*Problem to solve*:
Extract the lines from the start through the line that holds "const southLine = [5.1, 3.0, 2.25, 1.45, 0.7, 0.0, 0.45, 0.7];", both included, omitting all images.

*Data shown*:

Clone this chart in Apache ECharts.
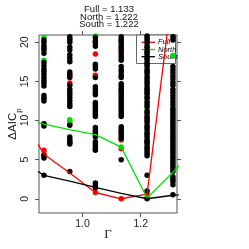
<!DOCTYPE html>
<html><head><meta charset="utf-8">
<script src="https://cdn.jsdelivr.net/npm/echarts@6/dist/echarts.min.js"></script>
<style>html,body{margin:0;padding:0;background:#fff}#c{width:249px;height:249px}</style>
</head><body><div id="c"></div>
<script>
// Gamma values of the columns
const gammaCols = [0.867, 0.956, 1.044, 1.133, 1.222, 1.311];
// Gamma values of the line vertices (lines extend past the visible range)
const gammaLine = [0.778, 0.867, 0.956, 1.044, 1.133, 1.222, 1.311, 1.4];
const fullLine  = [11.2, 5.7, 3.3, 0.8, 0.0, 0.6, 27.0, 40];
const northLine = [10.35, 9.55, 8.85, 8.2, 6.6, 0.1, 3.4, 6.9];
const southLine = [5.1, 3.0, 2.25, 1.45, 0.7, 0.0, 0.45, 0.7];

// Candidate points per column
const blackPts = [
  [20.3, 20.0, 19.6, 19.3, 19.0, 18.6, 17.4, 17.0, 16.6, 16.3, 15.9, 15.5, 15.1, 14.8, 14.4, 13.2, 12.8, 12.5, 9.6, 9.3, 5.5, 5.2, 3.0],
  [20.7, 20.4, 20.0, 19.4, 19.0, 18.4, 18.0, 17.5, 16.2, 15.8, 15.5, 14.5, 14.0, 13.6, 13.3, 12.9, 12.5, 12.1, 11.8, 9.4, 7.9, 7.6, 7.3, 7.0, 3.5],
  [20.6, 20.2, 19.9, 19.5, 17.2, 16.9, 16.6, 15.5, 14.3, 14.0, 13.6, 13.3, 12.3, 12.0, 11.7, 11.4, 11.1, 10.8, 10.5, 9.1, 8.8, 8.5, 8.2, 7.9, 7.3, 7.0, 6.7, 6.4, 6.2, 2.0, 1.7, 1.4],
  [20.7, 20.4, 20.1, 19.7, 19.4, 19.0, 18.7, 18.3, 18.0, 17.7, 16.9, 16.5, 16.2, 15.8, 15.5, 14.7, 14.4, 14.1, 13.8, 13.5, 13.2, 12.9, 12.6, 12.3, 12.0, 11.7, 11.4, 11.1, 10.8, 10.5, 9.2, 8.9, 8.6, 8.3, 8.0, 7.7, 5.0],
  [20.8, 20.5, 20.2, 19.9, 19.5, 19.3, 18.9, 18.7, 18.4, 18.0, 17.8, 17.4, 17.2, 16.9, 16.5, 16.3, 16.0, 15.6, 15.3, 15.0, 14.7, 14.3, 14.0, 13.6, 13.4, 13.0, 12.8, 12.4, 12.1, 11.8, 11.2, 10.9, 10.5, 10.3, 10.0, 9.7, 9.3, 9.1, 8.8, 8.4, 8.2, 7.9, 7.5, 7.3, 7.0, 6.6, 6.4, 6.1, 5.8, 5.5, 3.0, 1.0, 0.0],
  [20.7, 20.3, 16.9, 16.5, 16.1, 15.7, 15.3, 14.9, 14.5, 14.0, 13.6, 13.2, 12.8, 12.4, 12.0, 11.6, 11.3, 11.0, 10.7, 10.4, 10.1, 9.8, 9.5, 9.2, 8.9, 8.6, 8.3, 8.0, 7.7, 7.4, 7.1, 6.8, 6.5, 6.2, 5.9, 5.6, 5.3, 5.0, 4.7, 4.4, 4.1, 3.8, 3.5, 2.8, 2.5, 2.2, 1.8, 0.5]
];
const redPts = [
  [6.2, 5.7],
  [15.9, 14.8, 9.6, 7.2],
  [18.5, 15.8, 0.8],
  [20.2, 19.2, 13.9, 8.4, 7.5, 6.4, 0.0],
  [13.9, 7.3, 0.6],
  []
];
const greenPts = [
  [20.6, 17.7, 12.9, 9.6],
  [20.3, 17.7, 10.1, 9.9],
  [20.8, 20.0, 8.4],
  [6.6],
  [11.5, 0.1],
  [18.3]
];
const yTicks = [0, 5, 10, 15, 20];
const xTicks = [1.0, 1.2];
const titleLines = ['Full = 1.133', 'North = 1.222', 'South = 1.222'];
const legendNames = ['Full', 'North', 'South'];
const colors = {Full: '#FF0000', North: '#00E000', South: '#000000'};

function pts(arr) {
  const out = [];
  arr.forEach((col, i) => col.forEach(v => out.push([gammaCols[i], v])));
  return out;
}
function line(vals) { return gammaLine.map((g, i) => [g, vals[i]]); }

const chart = echarts.init(document.getElementById('c'), null, {renderer: 'canvas'});
const axisCol = '#555';
const font = 'Liberation Sans, Arial, Helvetica, sans-serif';

const gLeft = 39, gRight = 72, gTop = 35, gBottom = 36;

const graphic = [];
titleLines.forEach((t, i) => {
  graphic.push({type: 'text', x: 109, y: 9.7 + i * 7.3, z: 10,
    style: {text: t, font: '9.5px ' + font, fill: '#111', align: 'center', verticalAlign: 'middle'}});
});
// legend box
graphic.push({type: 'rect', z: 0, shape: {x: 136.5, y: 35, width: 39, height: 28.5},
  style: {fill: '#fff', stroke: '#666', lineWidth: 1}});
legendNames.forEach((n, i) => {
  const yy = 42.3 + i * 7.2;
  graphic.push({type: 'line', z: 0, shape: {x1: 141.5, y1: yy, x2: 155, y2: yy},
    style: {stroke: colors[n], lineWidth: 1.3}});
  graphic.push({type: 'text', z: 0, x: 158, y: yy,
    style: {text: n, font: 'italic 7.5px ' + font, fill: '#000', align: 'left', verticalAlign: 'middle'}});
});

const baseAxis = {
  axisLine: {show: false, onZero: false}, splitLine: {show: false}, nameMoveOverlap: false
};

const option = {
  animation: false,
  backgroundColor: '#fff',
  grid: {left: gLeft, right: gRight, top: gTop, bottom: gBottom, show: true,
    outerBoundsMode: 'none', containLabel: false,
    borderColor: axisCol, borderWidth: 1, backgroundColor: 'transparent'},
  xAxis: [Object.assign({}, baseAxis, {
    type: 'value', min: 0.85, max: 1.325, position: 'bottom',
    name: 'Γ', nameLocation: 'middle', nameGap: 15,
    nameTextStyle: {fontFamily: 'Liberation Serif, DejaVu Serif, serif', fontSize: 13, color: '#222'},
    axisTick: {show: true, length: 4, customValues: xTicks, lineStyle: {color: axisCol}},
    axisLabel: {show: true, customValues: xTicks, margin: 6, fontSize: 10.5, fontFamily: font, color: '#222',
      formatter: v => v.toFixed(1)}
  }), Object.assign({}, baseAxis, {
    type: 'value', min: 0.85, max: 1.325, position: 'top',
    axisTick: {show: true, length: 4, customValues: xTicks, lineStyle: {color: axisCol}},
    axisLabel: {show: false}
  })],
  yAxis: [Object.assign({}, baseAxis, {
    type: 'value', min: -1.82, max: 20.93, position: 'left',
    name: '{a|ΔAIC}{b|p}', nameLocation: 'middle', nameGap: 20, nameRotate: 90,
    nameTextStyle: {rich: {
      a: {fontFamily: font, fontSize: 11.5, color: '#222'},
      b: {fontFamily: font, fontSize: 8, color: '#222', verticalAlign: 'bottom', padding: [0, 0, -4, 0]}
    }},
    axisTick: {show: true, length: 4, customValues: yTicks, lineStyle: {color: axisCol}},
    axisLabel: {show: true, customValues: yTicks, rotate: 90, margin: 8, fontSize: 10.5, fontFamily: font, color: '#222'}
  }), Object.assign({}, baseAxis, {
    type: 'value', min: -1.82, max: 20.93, position: 'right',
    axisTick: {show: true, length: 4, customValues: yTicks, lineStyle: {color: axisCol}},
    axisLabel: {show: false}
  })],
  graphic: graphic,
  series: [
    {type: 'scatter', name: 'FullPts', data: pts(redPts), symbolSize: 5.5, itemStyle: {color: colors.Full, opacity: 1}, z: 3},
    {type: 'scatter', name: 'NorthPts', data: pts(greenPts), symbolSize: 5.5, itemStyle: {color: colors.North, opacity: 1}, z: 3},
    {type: 'scatter', name: 'SouthPts', data: pts(blackPts), symbolSize: 5.5, itemStyle: {color: '#000', opacity: 1}, z: 3},
    {type: 'line', name: 'Full', data: line(fullLine), showSymbol: false, clip: true, lineStyle: {color: colors.Full, width: 1.3}, z: 4},
    {type: 'line', name: 'North', data: line(northLine), showSymbol: false, clip: true, lineStyle: {color: colors.North, width: 1.3}, z: 4},
    {type: 'line', name: 'South', data: line(southLine), showSymbol: false, clip: true, lineStyle: {color: colors.South, width: 1.3}, z: 4}
  ]
};
chart.setOption(option);
</script></body></html>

*Result*:
Clone this chart in Apache ECharts.
<!DOCTYPE html>
<html><head><meta charset="utf-8">
<script src="https://cdn.jsdelivr.net/npm/echarts@6/dist/echarts.min.js"></script>
<style>html,body{margin:0;padding:0;background:#fff}#c{width:249px;height:249px}</style>
</head><body><div id="c"></div>
<script>
// Gamma values of the columns
const gammaCols = [0.867, 0.956, 1.044, 1.133, 1.222, 1.311];
// Gamma values of the line vertices (lines extend past the visible range)
const gammaLine = [0.778, 0.867, 0.956, 1.044, 1.133, 1.222, 1.311, 1.4];
const fullLine  = [11.2, 5.7, 3.3, 0.8, 0.0, 0.6, 27.0, 40];
const northLine = [10.35, 9.55, 8.85, 8.2, 6.6, 0.1, 3.4, 6.9];
const southLine = [5.1, 3.0, 2.25, 1.45, 0.7, 0.0, 0.45, 0.7];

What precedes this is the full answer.